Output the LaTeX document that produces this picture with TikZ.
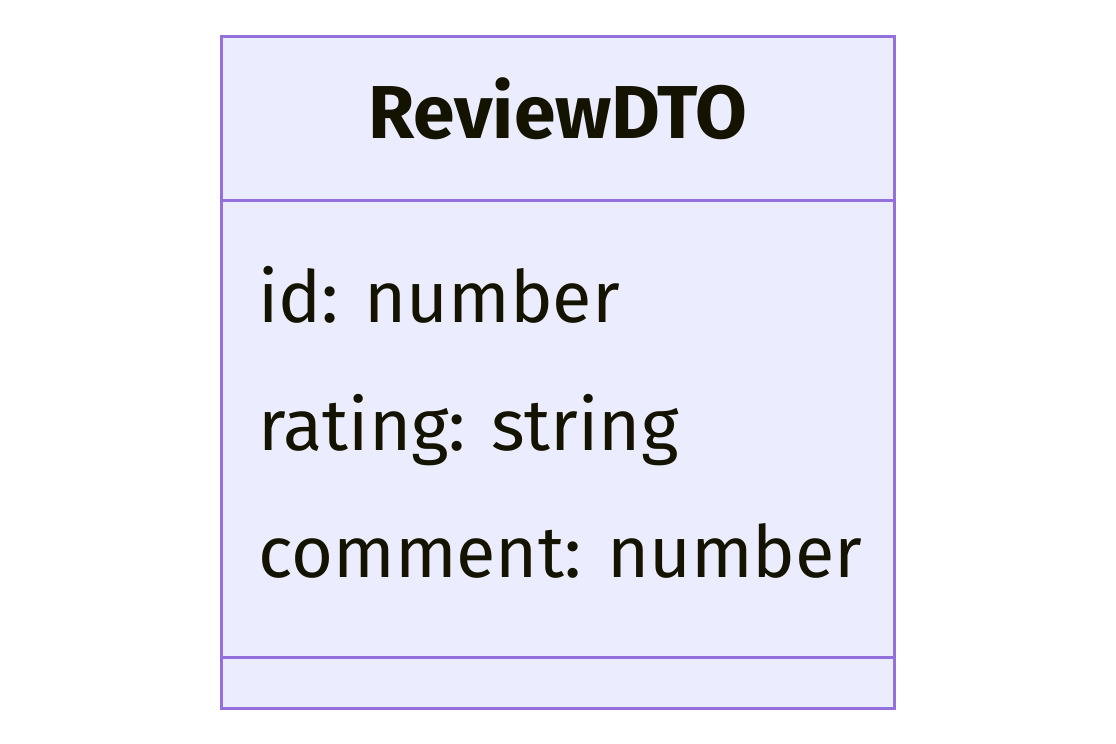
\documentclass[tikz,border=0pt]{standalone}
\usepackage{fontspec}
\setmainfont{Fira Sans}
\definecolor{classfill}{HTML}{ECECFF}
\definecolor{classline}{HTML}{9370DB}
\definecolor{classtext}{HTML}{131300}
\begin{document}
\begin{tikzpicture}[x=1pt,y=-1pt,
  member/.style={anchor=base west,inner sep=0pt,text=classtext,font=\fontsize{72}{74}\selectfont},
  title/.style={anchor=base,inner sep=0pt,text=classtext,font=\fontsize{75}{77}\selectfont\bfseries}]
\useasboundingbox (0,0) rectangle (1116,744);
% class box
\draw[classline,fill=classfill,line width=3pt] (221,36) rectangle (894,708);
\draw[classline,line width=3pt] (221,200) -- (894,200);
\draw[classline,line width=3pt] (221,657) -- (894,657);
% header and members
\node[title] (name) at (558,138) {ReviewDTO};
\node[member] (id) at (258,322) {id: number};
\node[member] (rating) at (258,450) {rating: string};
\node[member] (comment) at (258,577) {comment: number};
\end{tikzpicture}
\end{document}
-- -- --
[What to work on]
Restate the whole of the material word for word without the pictures.

[The result]
Output the LaTeX document that produces this picture with TikZ.
\documentclass[tikz,border=0pt]{standalone}
\usepackage{fontspec}
\setmainfont{Fira Sans}
\definecolor{classfill}{HTML}{ECECFF}
\definecolor{classline}{HTML}{9370DB}
\definecolor{classtext}{HTML}{131300}
\begin{document}
\begin{tikzpicture}[x=1pt,y=-1pt,
  member/.style={anchor=base west,inner sep=0pt,text=classtext,font=\fontsize{72}{74}\selectfont},
  title/.style={anchor=base,inner sep=0pt,text=classtext,font=\fontsize{75}{77}\selectfont\bfseries}]
\useasboundingbox (0,0) rectangle (1116,744);
% class box
\draw[classline,fill=classfill,line width=3pt] (221,36) rectangle (894,708);
\draw[classline,line width=3pt] (221,200) -- (894,200);
\draw[classline,line width=3pt] (221,657) -- (894,657);
% header and members
\node[title] (name) at (558,138) {ReviewDTO};
\node[member] (id) at (258,322) {id: number};
\node[member] (rating) at (258,450) {rating: string};
\node[member] (comment) at (258,577) {comment: number};
\end{tikzpicture}
\end{document}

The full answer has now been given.